On 23 November 1991, in a prepared statement made on his deathbed, Mercury confirmed that he had AIDS. Within 24 hours of the statement, he died of bronchial pneumonia, which was brought on as a complication of AIDS. His funeral service on 27 November in Kensal Green, West London was private, and held in accordance with the Zoroastrian religious faith of his family. "Bohemian Rhapsody" was re-released as a single shortly after Mercury's death, with "These Are the Days of Our Lives" as the double A-side. The music video for "These Are the Days of Our Lives" contains Mercury's final scenes in front of the camera. This track had featured at the beginning of the year on the Innuendo album, and the video for it was recorded in May 1991 (which proved to be Mercury's final work with Queen). The single went to number one in the UK, remaining there for five weeks – the only recording to top the Christmas chart twice and the only one to be number one in four different years (1975, 1976, 1991, and 1992). Initial proceeds from the single – approximately £1,000,000 – were donated to the Terrence Higgins Trust, an AIDS charity.
Queen's popularity was stimulated in North America when "Bohemian Rhapsody" was featured in the 1992 comedy film Wayne's World. Its inclusion helped the song reach number two on the Billboard Hot 100 for five weeks in 1992 (including its 1976 chart run, it remained in the Hot 100 for a combined 41 weeks), and won the band an MTV Award at the 1992 MTV Video Music Awards. The compilation album Classic Queen also reached number four on the Billboard 200, and is certified three times platinum in the US.Wayne's World footage was used to make a new music video for "Bohemian Rhapsody", with which the band and management were delighted.
On 20 April 1992, The Freddie Mercury Tribute Concert was held at London's Wembley Stadium to a 72,000-strong crowd. Performers, including Def Leppard, Robert Plant, Guns N' Roses, Elton John, David Bowie, George Michael, Annie Lennox, Seal, Extreme, and Metallica performed various Queen songs along with the three remaining Queen members (and Spike Edney.) The concert is listed in the Guinness Book of Records as "The largest rock star benefit concert", as it was televised to over 1.2 billion viewers worldwide, and raised over £20,000,000 for AIDS charities.
1995–2003: Made in Heaven to 46664 Concert
Queen's last album featuring Mercury, titled Made in Heaven, was finally released in 1995, four years after his death. Featuring tracks such as "Too Much Love Will Kill You" and "Heaven for Everyone", it was constructed from Mercury's final recordings in 1991, material left over from their previous studio albums and re-worked material from May, Taylor, and Mercury's solo albums. The album also featured the song "Mother Love", the last vocal recording Mercury made, which he completed using a drum machine, over which May, Taylor and Deacon later added the instrumental track. After completing the penultimate verse, Mercury had told the band he "wasn't feeling that great" and stated, "I will finish it when I come back, next time"; however, he never made it back into the studio, so May later recorded the final verse of the song.
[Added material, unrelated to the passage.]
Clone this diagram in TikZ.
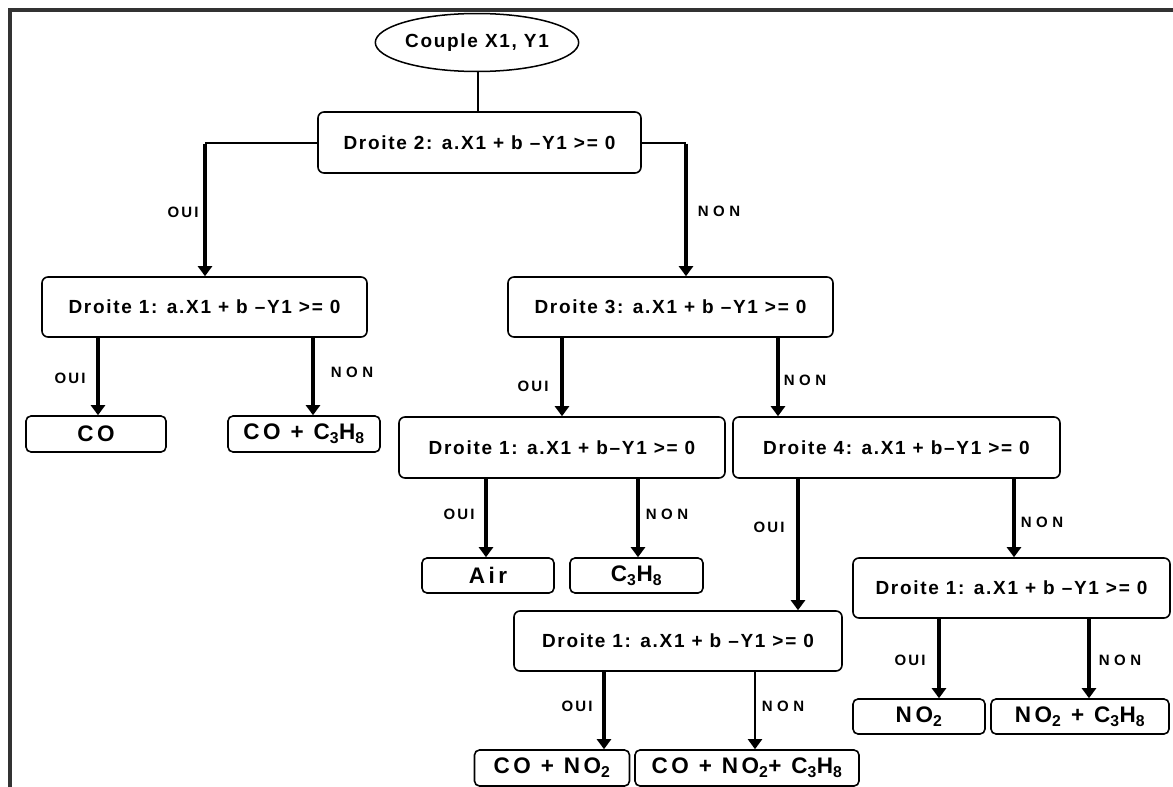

Both stages of recording, before and after Mercury's death, were completed at the band's studio in Montreux, Switzerland. The album reached No. 1 in the UK following its release, their ninth number one album, and sold 20 million copies worldwide. On 25 November 1996, a statue of Mercury was unveiled in Montreux overlooking Lake Geneva, almost five years to the day since his death.
"You guys should go out and play again. It must be like having a Ferrari in the garage waiting for a driver."
In 1997, Queen returned to the studio to record "No-One but You (Only the Good Die Young)", a song dedicated to Mercury and all those that die too soon. It was released as a bonus track on the Queen Rocks compilation album later that year. In January 1997, Queen performed "The Show Must Go On" live with Elton John and the Béjart Ballet in Paris on a night Mercury was remembered, and it marked the last performance and public appearance of John Deacon, who chose to retire. The Paris concert was only the second time Queen had played live since Mercury's death, prompting Elton John to urge them to perform again.
Brian May and Roger Taylor performed together at several award ceremonies and charity concerts, sharing vocals with various guest singers. During this time, they were billed as Queen + followed by the guest singer's name. In 1998, the duo appeared at Luciano Pavarotti's benefit concert with May performing "Too Much Love Will Kill You" with Pavarotti, later playing "Radio Ga Ga", "We Will Rock You", and "We Are the Champions" with Zucchero. They again attended and performed at Pavarotti's benefit concert in Modena, Italy in May 2003. Several of the guest singers recorded new versions of Queen's hits under the Queen + name, such as Robbie Williams providing vocals for "We Are the Champions" for the soundtrack of A Knight's Tale (2001).